Maurizio 04/06/2023 at 19:49

Meccanicamente ineccepibile.
Peccato che paragonare il fracasso ed il disagio procurato da un manipolo di ragazzotte che contro un ministro che pubblica libri sull’argomento hanno avuto l’unico potere di rendere complicato l’intervento (evidentemente) non gradito del soggetto in questione, risultando sì efficace da addirittura indurre la Roccella a desistere dal provarci, paragonare tutto questo a censura, mi sembra un po’ pisciare fuori dal vaso.

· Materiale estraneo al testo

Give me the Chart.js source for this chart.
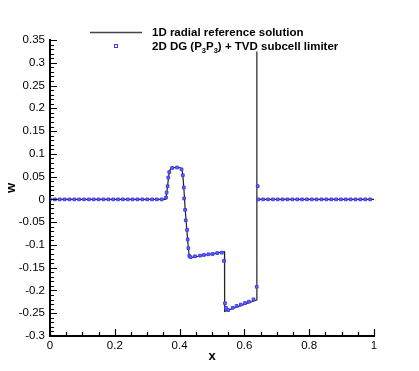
<!DOCTYPE html>
<html>
<head>
<meta charset="utf-8">
<script src="https://cdn.jsdelivr.net/npm/chart.js@4/dist/chart.umd.min.js"></script>
<style>
  body { margin: 0; background: #fff; }
</style>
</head>
<body>
<canvas id="myChart" width="419" height="371"></canvas>
<script>
// 1D radial reference solution (line)
var refX = [0, 0.357, 0.360, 0.363, 0.366, 0.369, 0.373, 0.378, 0.395, 0.404, 0.408, 0.411, 0.414, 0.417, 0.421, 0.425, 0.428, 0.431, 0.435, 0.5385, 0.539, 0.638, 0.6383, 0.6387, 1];
var refY = [0, 0, 0.012, 0.03, 0.05, 0.062, 0.068, 0.0695, 0.0705, 0.069, 0.063, 0.045, 0.015, -0.02, -0.055, -0.09, -0.115, -0.127, -0.128, -0.115, -0.246, -0.221, 0.325, 0, 0];

// 2D DG (P3P3) + TVD subcell limiter (markers)
var dgX = [0, 0.015, 0.03, 0.045, 0.06, 0.075, 0.09, 0.105, 0.12, 0.135, 0.15, 0.165, 0.18, 0.195, 0.21, 0.225, 0.24, 0.255, 0.27, 0.285, 0.3, 0.315, 0.33, 0.345,
  0.358, 0.360, 0.363, 0.365, 0.368, 0.377, 0.392, 0.406, 0.410, 0.413, 0.414, 0.417, 0.419, 0.423, 0.425, 0.427, 0.430, 0.434,
  0.4475, 0.463, 0.475, 0.489, 0.502, 0.516, 0.530, 0.537,
  0.540, 0.543, 0.550, 0.564, 0.576, 0.589, 0.602, 0.614, 0.628, 0.638, 0.641,
  0.643, 0.658, 0.673, 0.688, 0.703, 0.718, 0.733, 0.748, 0.763, 0.778, 0.793, 0.808, 0.823, 0.838, 0.853, 0.868, 0.883, 0.898, 0.913, 0.928, 0.943, 0.958, 0.973, 0.988];
var dgY = [0, 0, 0, 0, 0, 0, 0, 0, 0, 0, 0, 0, 0, 0, 0, 0, 0, 0, 0, 0, 0, 0, 0, 0,
  0.004, 0.015, 0.029, 0.048, 0.060, 0.069, 0.070, 0.066, 0.053, 0.026, 0.002, -0.023, -0.046, -0.067, -0.088, -0.107, -0.124, -0.127,
  -0.125, -0.1236, -0.122, -0.1206, -0.120, -0.118, -0.117, -0.135,
  -0.228, -0.238, -0.243, -0.238, -0.234, -0.231, -0.2275, -0.2246, -0.2195, -0.192, 0.029,
  0, 0, 0, 0, 0, 0, 0, 0, 0, 0, 0, 0, 0, 0, 0, 0, 0, 0, 0, 0, 0, 0, 0, 0];

var xTicks = [0, 0.2, 0.4, 0.6, 0.8, 1];
var yTicks = [-0.3, -0.25, -0.2, -0.15, -0.1, -0.05, 0, 0.05, 0.1, 0.15, 0.2, 0.25, 0.3, 0.35];
var legendLabels = ['1D radial reference solution', '2D DG (P', '3', 'P', '3', ') + TVD subcell limiter'];

var FONT = 'Arial, "Liberation Sans", sans-serif';
var markerBorder = 'rgb(60,60,235)';
var markerFill = 'rgb(105,105,250)';

function toPoints(xs, ys) {
    return xs.map(function(x, i) { return {x: x, y: ys[i]}; });
}

// inward major/minor ticks and the legend, Tecplot style
var tecplotPlugin = {
    id: 'tecplot',
    afterDraw: function(chart) {
        var ctx = chart.ctx;
        var xs = chart.scales.x, ys = chart.scales.y;
        var a = chart.chartArea;
        ctx.save();
        ctx.strokeStyle = '#000';
        ctx.lineWidth = 1.2;
        ctx.beginPath();
        for (var i = -30; i <= 35; i++) {
            var py = Math.round(ys.getPixelForValue(i / 100)) + 0.5;
            var len = (i % 5 === 0) ? 7 : 4;
            ctx.moveTo(a.left, py);
            ctx.lineTo(a.left + len, py);
        }
        for (var j = 0; j <= 20; j++) {
            var px = Math.round(xs.getPixelForValue(j / 20)) + 0.5;
            var len2 = (j % 4 === 0) ? 7 : 4;
            ctx.moveTo(px, a.bottom);
            ctx.lineTo(px, a.bottom - len2);
        }
        ctx.stroke();

        // legend
        ctx.strokeStyle = '#444';
        ctx.lineWidth = 1.3;
        ctx.beginPath();
        ctx.moveTo(90, 32.5);
        ctx.lineTo(142, 32.5);
        ctx.stroke();
        ctx.strokeStyle = markerBorder;
        ctx.lineWidth = 1;
        ctx.strokeRect(114.5, 44.5, 3, 3);

        ctx.fillStyle = '#000';
        ctx.textBaseline = 'middle';
        ctx.font = 'bold 11.5px ' + FONT;
        ctx.fillText(legendLabels[0], 152, 32.5);
        var x = 152, y = 46.5;
        for (var k = 1; k < legendLabels.length; k++) {
            var sub = (k === 2 || k === 4);
            ctx.font = sub ? 'bold 7.5px ' + FONT : 'bold 11.5px ' + FONT;
            ctx.fillText(legendLabels[k], x, sub ? y + 4 : y);
            x += ctx.measureText(legendLabels[k]).width;
        }
        ctx.restore();
    }
};

var ctx = document.getElementById('myChart').getContext('2d');
var myChart = new Chart(ctx, {
    type: 'scatter',
    data: {
        datasets: [{
            label: '2D DG (P3P3) + TVD subcell limiter',
            data: toPoints(dgX, dgY),
            showLine: false,
            pointStyle: 'rect',
            pointRadius: 1.9,
            pointBorderWidth: 1,
            borderColor: markerBorder,
            backgroundColor: markerFill
        },
        {
            label: '1D radial reference solution',
            data: toPoints(refX, refY),
            showLine: true,
            pointRadius: 0,
            borderColor: '#222',
            borderWidth: 1.2,
            backgroundColor: 'transparent',
            tension: 0
        }]
    },
    options: {
        responsive: false,
        animation: false,
        layout: { padding: { top: 40, right: 45, left: 0, bottom: 0 } },
        plugins: {
            legend: { display: false },
            tooltip: { enabled: false }
        },
        scales: {
            x: {
                type: 'linear',
                min: 0,
                max: 1,
                afterFit: function(s) { s.height = 35; },
                afterBuildTicks: function(s) { s.ticks = xTicks.map(function(v) { return {value: v}; }); },
                grid: { display: false, drawTicks: false },
                border: { display: true, color: '#000', width: 2 },
                ticks: {
                    padding: 3,
                    color: '#000',
                    font: { family: FONT, size: 11.5 },
                    callback: function(v) { return String(+v.toFixed(3)); }
                },
                title: {
                    display: true,
                    text: 'x',
                    color: '#000',
                    font: { family: FONT, size: 13, weight: 'bold' },
                    padding: { top: 0, bottom: 7 }
                }
            },
            y: {
                type: 'linear',
                min: -0.3,
                max: 0.35,
                afterFit: function(s) { s.width = 50; },
                afterBuildTicks: function(s) { s.ticks = yTicks.map(function(v) { return {value: v}; }); },
                grid: { display: false, drawTicks: false },
                border: { display: true, color: '#000', width: 2 },
                ticks: {
                    padding: 5,
                    color: '#000',
                    font: { family: FONT, size: 11.5 },
                    callback: function(v) { return String(+v.toFixed(3)); }
                },
                title: {
                    display: true,
                    text: 'w',
                    color: '#000',
                    font: { family: FONT, size: 13, weight: 'bold' },
                    padding: { top: 4, bottom: 0 }
                }
            }
        }
    },
    plugins: [tecplotPlugin]
});
</script>
</body>
</html>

Comuni cittadini non hanno poteri e facoltà equipollenti a quelli di un personaggio della vita pubblica, un ministro (che oltre a fare il ministro pubblica anche libri), soprattutto nelle forme espressive e favorire l’impedimento di tale soggetto ad esprimere idee e opinioni, potrà non piacere (ed è tautologico il motivo per cui lo si fa), ma non impedisce a tale soggetto di divulgare il proprio pensiero attraverso altri mezzi (che pubblica libri l’ho già detto?), in altre sedi ed in altri momenti.
Poi sarebbe anche onesto dire che un politico dovrebbe essere all’altezza di affrontare certe situazioni, dovrebbe sapere che può essere contestato, tenere a mente che è lì per rappresentare anche quelli che non l’hanno votato, perché dovrebbe essere un ministro di tutti, come chiunque abbia la responsabilità di governare. Bisognerebbe piagnucolare di meno un po’ tutti quanti e chi detiene certe responsabilità dovrebbe essere il primo a dare l’esempio, perché chi sta lì dovrebbe dimostrarmi di essere migliore di me. Invece si persevera in quell’atteggiamento vittimistico di cui si parlava, come se fossero stati linciati e deportati, come se fosse stato tolto loro il potere, come se ci fosse uno squilibrio nel senso opposto.

La politica migliora la società se proietta sulla società stessa dei valori superiori a quanto espressi da quest’ultima. Quello che fa invece la politica attuale e cortocircuitare la mediocrità e l’inadeguatezza sociale con la società stessa dal palco di un comizio o da un video su tiktok.